Just Taxes Blog by ITEP

With the Moore vs. United States Case, the Supreme Court Could Unleash Chaos on Our Tax System

December 1, 2023

On Tuesday, the U.S. Supreme Court will begin hearing oral arguments in Moore vs. United States, which could become the most important tax case in a century. A broad ruling could destabilize our tax system, enrich many profitable corporations, and widen existing economic and racial inequalities.

The case tests whether the plaintiffs, Charles and Kathleen Moore, must pay taxes on their profits as partial owners of a multinational corporation, as required by 2017’s Tax Cuts and Jobs Act. A finding for the plaintiffs could lead the courts to strike down many tax laws that have been in place for decades. Their argument was rejected by other courts, but the Supreme Court nonetheless agreed to hear the case.

The Moores are asking for a ruling that would make it nearly impossible for Congress to tax income that is not “realized,” a term with a hazy definition that generally means a taxpayer has received money or some other type of payment through some transaction. The idea that only “realized” income should be taxed might even seem intuitive to many people who are not aware that such a rule could be used to nullify many provisions in effect today that prevent the wealthy from dodging taxes.

Since the late 1960s, special rules have declared that certain types of income that are easy to shift across borders through paper transactions are taxable when reported by American-owned foreign corporations. The logic employed by the Moores and their allies would call into question these rules, potentially opening the floodgates to offshore tax dodging on a scale never seen before.

There are many other examples of the pandemonium the Moores are inviting. The interest paid on bonds is income subject to tax annually, but what happens if someone tries to avoid this tax by purchasing a bond that pays no interest until it is redeemed after several years? Can the bondholder put off paying tax for years (possibly even forever) by choosing one type of bond over another, even when the income ultimately generated is the same? The tax code has rules that prevent this kind of tax avoidance, but if the Moores convince the Court that income cannot be taxed without realization, these rules may be eventually struck down as well on the same grounds.

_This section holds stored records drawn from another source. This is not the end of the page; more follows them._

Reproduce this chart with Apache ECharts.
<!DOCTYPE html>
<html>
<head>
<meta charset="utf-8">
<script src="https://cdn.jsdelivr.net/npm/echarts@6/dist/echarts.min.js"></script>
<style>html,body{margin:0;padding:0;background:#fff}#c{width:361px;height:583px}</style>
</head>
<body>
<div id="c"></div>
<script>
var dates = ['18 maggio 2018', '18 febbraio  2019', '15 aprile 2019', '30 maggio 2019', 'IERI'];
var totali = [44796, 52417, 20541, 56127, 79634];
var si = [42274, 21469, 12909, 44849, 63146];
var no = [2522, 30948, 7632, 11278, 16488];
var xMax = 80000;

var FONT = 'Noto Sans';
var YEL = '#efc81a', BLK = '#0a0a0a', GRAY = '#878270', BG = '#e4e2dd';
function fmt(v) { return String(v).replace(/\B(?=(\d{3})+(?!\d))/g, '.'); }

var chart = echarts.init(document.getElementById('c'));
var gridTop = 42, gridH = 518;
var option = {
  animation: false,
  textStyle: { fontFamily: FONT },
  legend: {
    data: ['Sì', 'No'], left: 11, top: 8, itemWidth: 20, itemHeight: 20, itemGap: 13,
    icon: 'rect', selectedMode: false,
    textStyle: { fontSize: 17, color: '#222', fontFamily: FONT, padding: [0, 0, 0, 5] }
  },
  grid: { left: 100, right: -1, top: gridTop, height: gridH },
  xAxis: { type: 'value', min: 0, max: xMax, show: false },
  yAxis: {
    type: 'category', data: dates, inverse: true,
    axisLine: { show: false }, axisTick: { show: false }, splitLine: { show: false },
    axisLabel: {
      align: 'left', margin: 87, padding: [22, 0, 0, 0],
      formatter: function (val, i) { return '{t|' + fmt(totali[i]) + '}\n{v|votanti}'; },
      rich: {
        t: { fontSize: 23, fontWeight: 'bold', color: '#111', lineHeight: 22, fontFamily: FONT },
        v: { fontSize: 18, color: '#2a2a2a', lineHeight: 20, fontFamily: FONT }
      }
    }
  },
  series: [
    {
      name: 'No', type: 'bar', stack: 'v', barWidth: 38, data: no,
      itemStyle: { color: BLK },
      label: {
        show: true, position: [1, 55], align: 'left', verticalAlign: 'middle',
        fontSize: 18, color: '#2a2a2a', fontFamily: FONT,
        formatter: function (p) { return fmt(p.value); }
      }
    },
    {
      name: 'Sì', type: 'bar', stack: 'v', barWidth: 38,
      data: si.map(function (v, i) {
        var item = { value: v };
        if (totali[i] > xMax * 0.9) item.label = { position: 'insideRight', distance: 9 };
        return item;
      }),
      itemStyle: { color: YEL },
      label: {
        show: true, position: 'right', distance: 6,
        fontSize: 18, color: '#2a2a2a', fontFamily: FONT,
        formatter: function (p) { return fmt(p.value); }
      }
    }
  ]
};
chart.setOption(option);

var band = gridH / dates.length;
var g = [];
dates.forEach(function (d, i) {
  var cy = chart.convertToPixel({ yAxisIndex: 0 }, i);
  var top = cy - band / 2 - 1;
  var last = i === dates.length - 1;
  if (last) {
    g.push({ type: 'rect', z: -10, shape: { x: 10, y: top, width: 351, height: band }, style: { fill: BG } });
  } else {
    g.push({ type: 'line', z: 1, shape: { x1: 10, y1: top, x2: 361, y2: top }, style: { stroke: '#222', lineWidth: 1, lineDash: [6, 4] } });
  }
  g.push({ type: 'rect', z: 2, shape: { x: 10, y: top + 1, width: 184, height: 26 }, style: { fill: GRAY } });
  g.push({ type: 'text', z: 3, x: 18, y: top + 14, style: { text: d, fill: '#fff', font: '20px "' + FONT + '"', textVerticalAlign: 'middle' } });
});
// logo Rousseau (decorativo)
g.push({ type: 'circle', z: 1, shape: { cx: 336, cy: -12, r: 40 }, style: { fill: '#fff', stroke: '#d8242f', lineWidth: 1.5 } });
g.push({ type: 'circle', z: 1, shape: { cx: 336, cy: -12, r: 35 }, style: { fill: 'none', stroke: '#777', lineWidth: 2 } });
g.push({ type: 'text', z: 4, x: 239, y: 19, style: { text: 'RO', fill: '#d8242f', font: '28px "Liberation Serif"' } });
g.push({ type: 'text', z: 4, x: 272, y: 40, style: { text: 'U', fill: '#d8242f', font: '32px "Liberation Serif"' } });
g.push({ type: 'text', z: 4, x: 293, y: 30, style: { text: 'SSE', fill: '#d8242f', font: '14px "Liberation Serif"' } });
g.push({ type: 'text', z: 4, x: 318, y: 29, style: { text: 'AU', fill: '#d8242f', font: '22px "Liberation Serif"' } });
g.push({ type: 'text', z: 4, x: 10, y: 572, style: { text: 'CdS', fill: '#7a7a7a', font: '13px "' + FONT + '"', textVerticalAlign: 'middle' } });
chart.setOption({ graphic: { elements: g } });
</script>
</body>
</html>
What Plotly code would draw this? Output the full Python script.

Even more alarming are the consequences for “pass-through” businesses, which do not pay the corporate income tax because their profits are “passed through” to the individual owners and reported on their personal income tax returns, even when the profits are not actually paid out to the owners but retained by the business. Lawmakers reasoned that these businesses did not need to pay corporate income tax given that their profits would be subject to personal income tax, but a ruling in favor of the Moores might suggest that they often can be subject to no tax at all.

What motivates the Moores and the right-wing organizations supporting them? Their real fight seems to be about progressive tax policies that have not even been enacted, proposals that would finally tax the unrealized capital gains of the extremely wealthy in an adequate way. These proposals, from President Biden and from some Congressional Democrats, could potentially end the special treatment billionaires have long received under our tax system, a result the Moores and their supporters apparently find unacceptable.

A capital gain is generally an increase in the value of an asset. If the owner sells that asset and collects a profit because the asset has appreciated since it was acquired, that profit is considered a realized capital gain. If the owner does not sell the asset, that increase in its value is an unrealized capital gain.

Economists consider both to be income, but tax rules usually only consider realized gains, and not unrealized gains, to be income. As a result, billionaires like Elon Musk and Jeff Bezos can arrange to have most of their income each year in the form of unrealized gains that are not taxed.

All of this may seem mindbogglingly arcane, but the upshot is that most of us receive income from a job and pay taxes on that income every year while the richest among us are able shape their income into unrealized gains that are not taxed. Blowing apart many existing parts of a tax code is a price the plaintiffs seem willing to pay in return for preserving the system that allows the wealthiest to avoid paying taxes in the same way that ordinary Americans do.